When the band came out, we grabbed ourselves a little spot off to the side where we had a good view of the stage. They tore through several of my favorites - “Tres Brujas”, “Barael’s Blade”, “Freya” (which also happens to be one of my 4-year-old’s favorite jams) - and the three of us howled our approval along with the hundreds of other people who’d come out to watch The Sword unsheathed. All across the room, pointer and pinky fingers reached skyward in salute. We had a perfect view, the band sounded great. We could just hang out back here all night. There was no reason to leave this spot unguarded.
He shook his head. “Nah, I don’t think so.”
“Okay.” Then, as if I hadn’t even heard him, I reached into my pocket and pulled out the hardshell glasses case that I’d brought along with me, just in case. I slipped my glasses inside, dropped them back in my pocket, and made for the stage.
What am I doing?
I found the pit moments later, right down front where it always is, a sea of consensual violence moving not so much in time with the music as in spirit with it.
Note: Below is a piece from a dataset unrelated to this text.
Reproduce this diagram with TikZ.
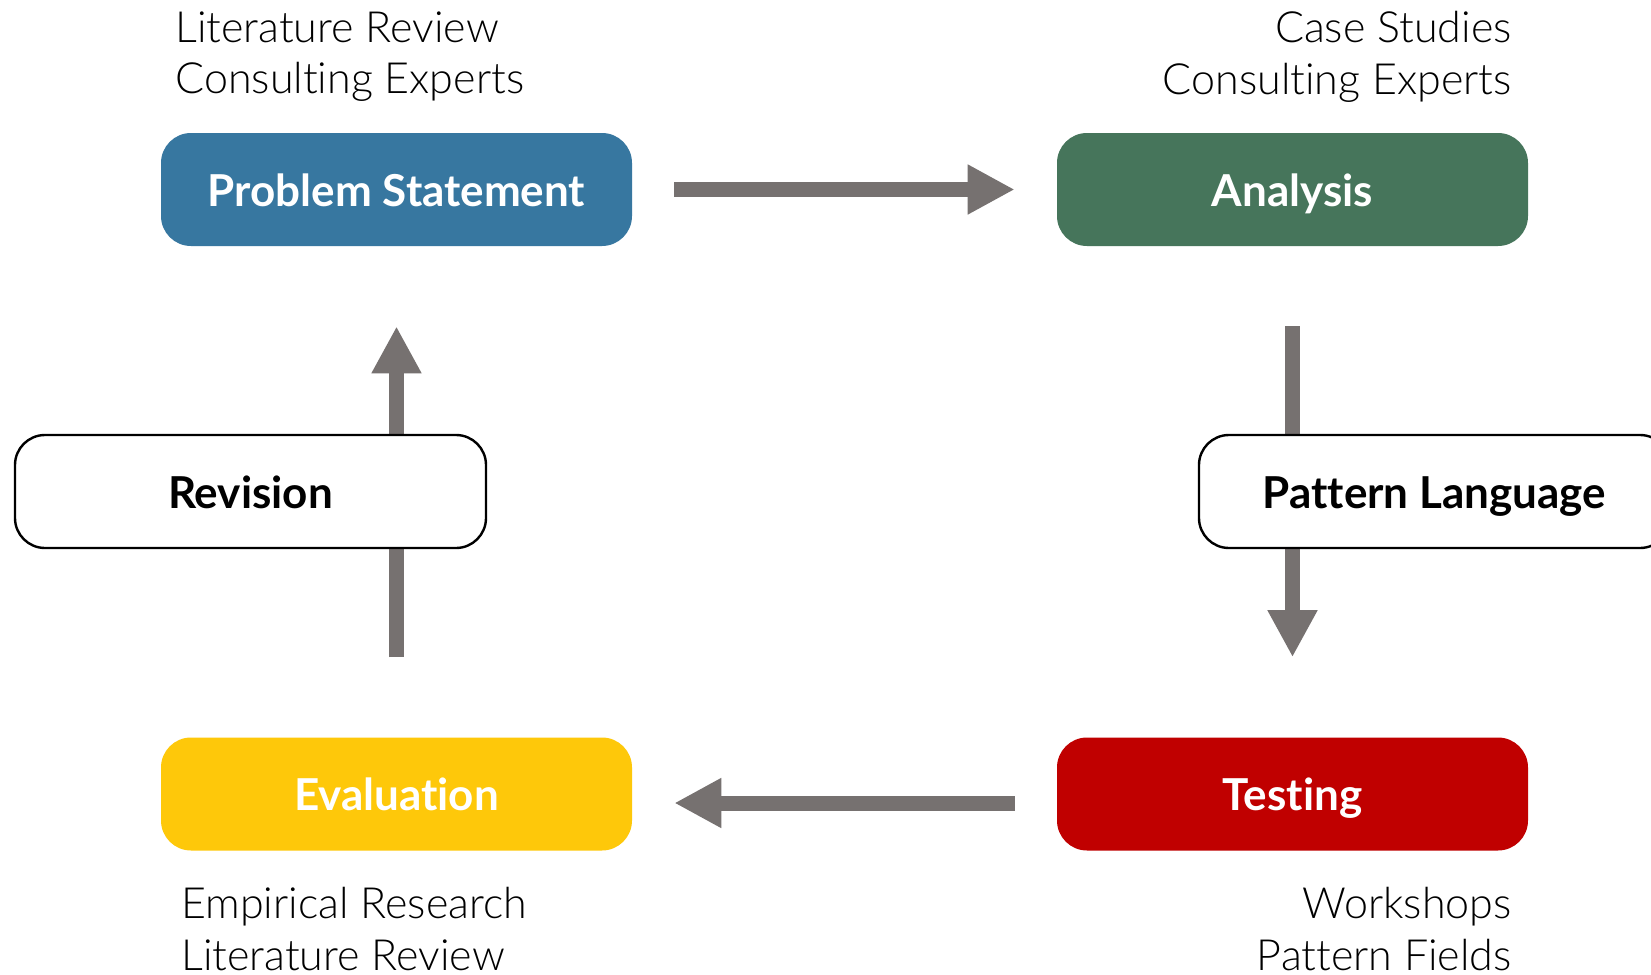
\documentclass[tikz,border=0pt]{standalone}
\usepackage{fontspec}
\setmainfont{Lato}[Ligatures={NoCommon}]
\newfontfamily\notefont{Lato Light}[Ligatures={NoCommon}]
\usepackage{xcolor}
\usetikzlibrary{arrows.meta}
\definecolor{psblue}{RGB}{55,119,160}
\definecolor{angreen}{RGB}{70,117,91}
\definecolor{tered}{RGB}{192,0,0}
\definecolor{evyellow}{RGB}{254,200,10}
\definecolor{arrowgray}{RGB}{118,113,112}
\tikzset{
    phase/.style={
        rounded corners=15pt, minimum width=235.5pt, minimum height=56.5pt,
        inner sep=0pt, text height=18.5pt, text depth=2pt,
        text=white, font=\fontsize{22}{26}\selectfont\bfseries
    },
    loopbox/.style={phase, draw=black, line width=1.2pt, fill=white, text=black},
    note/.style={font=\notefont\fontsize{21.5}{25.8}\selectfont, inner sep=0pt},
    bigarrow/.style={
        draw=arrowgray, line width=7.5pt,
        -{Triangle[length=23.5pt,width=23.5pt]},
        shorten <=21pt, shorten >=21pt
    }
}

\begin{document}
\begin{tikzpicture}[x=0.5pt, y=-0.5pt]

% Cornice
\path[use as bounding box, fill=white] (0,0) rectangle (1651,975);

% Fasi
\node[phase, fill=psblue] (ps) at (396.5,189.5) {Problem Statement};
\node[phase, fill=angreen] (an) at (1292.5,189.5) {Analysis};
\node[phase, fill=tered] (te) at (1292.5,794) {Testing};
\node[phase, fill=evyellow] (ev) at (396.5,794) {Evaluation};

% Note
\node[note, align=left, anchor=north west] (psnote) at (175,11)
    {Literature Review\\Consulting Experts};
\node[note, align=right, anchor=north east] (annote) at (1512,11)
    {Case Studies\\Consulting Experts};
\node[note, align=left, anchor=north west] (evnote) at (181,887)
    {Empirical Research\\Literature Review};
\node[note, align=right, anchor=north east] (tenote) at (1512,887)
    {Workshops\\Pattern Fields};

% Frecce
\draw[bigarrow] (ps.east) -- (an.west);
\draw[bigarrow, shorten <=40pt, shorten >=40pt] (an.south) -- (te.north);
\draw[bigarrow] ([yshift=-4.5pt]te.west) -- ([yshift=-4.5pt]ev.east);
\draw[bigarrow, shorten <=40pt, shorten >=40pt] (ev.north) -- (ps.south);

% Riquadri sopra le frecce
\node[loopbox] (rev) at (250.5,491.5) {Revision};
\node[loopbox] (pl) at (1434.5,491.5) {Pattern Language};

\end{tikzpicture}
\end{document}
I hesitated a moment. Then the moment passed.
What the holy screaming fuck am I doing?
Except then all the questions vanished. Because while there are questions before the pit (Am I really going to do this?) and there are questions after the pit (Why in the hell do people do this?), there are no questions in the pit. It’s like meditation in that sense - when one is moshing, one is only moshing, one is doing nothing else. One is fully present in the moment.
Except then one falls because if enough shoving and slamming occurs, one inevitably finds oneself on one’s ass. Except! that’s part of it too. There are these rules, see, they’re not written down anywhere, but they basically all boil down to “Be cool, don’t be an asshole.” If somebody falls, you make room and you help them back up. A pair of arms wrapped around me and pulled me to my feet. I turned around to thank my rescuer and lo and behold, there’s Brendan grinning back at me.
“I couldn’t let you go in by yourself, dude!”
Bill made it in too. I know this because his bald head smacked me in the chin at one point. These things happen.
We stayed down pitside for the rest of the show. When the last note was finally sounded and the band left the stage for good, the three of us wrapped our arms around one another and hugged like a trio of madmen, unable to stop laughing. Another dude joined in our group hug, bringing us to a quartet. We didn’t know him and he didn’t know us, but he was glad to be there and we were glad to have him. I’m pretty sure if someone had offered us a raw steak, we’d have sunk our teeth into it right then and there.
As we walked back to the car, Brendan pulled something out of his pocket and handed it to me. It was a book. He said he’d found it in the moshpit. The cover was missing and the front page was torn. It looked like it’d just been stomped on by a bunch of metalheads. I turned it over and looked at the back.
“Uh, dudes, this is Two Towers.”
We stopped in our tracks. A copy of the second volume in J.R.R. Tolkien’s The Lord of the Rings series, the early source material for so much of the type of music we’d just experienced, found in the moshpit at The Sword concert. We felt the epicness wash over us.
“Do one of you guys want this?” Brendan offered.
“Hell no!” He found it, we told him, he needed to keep it so that one day, he could show it to his son and tell him about the time that his dad found it in the moshpit at The Sword concert. He said he would put it in a glass case. I believe him.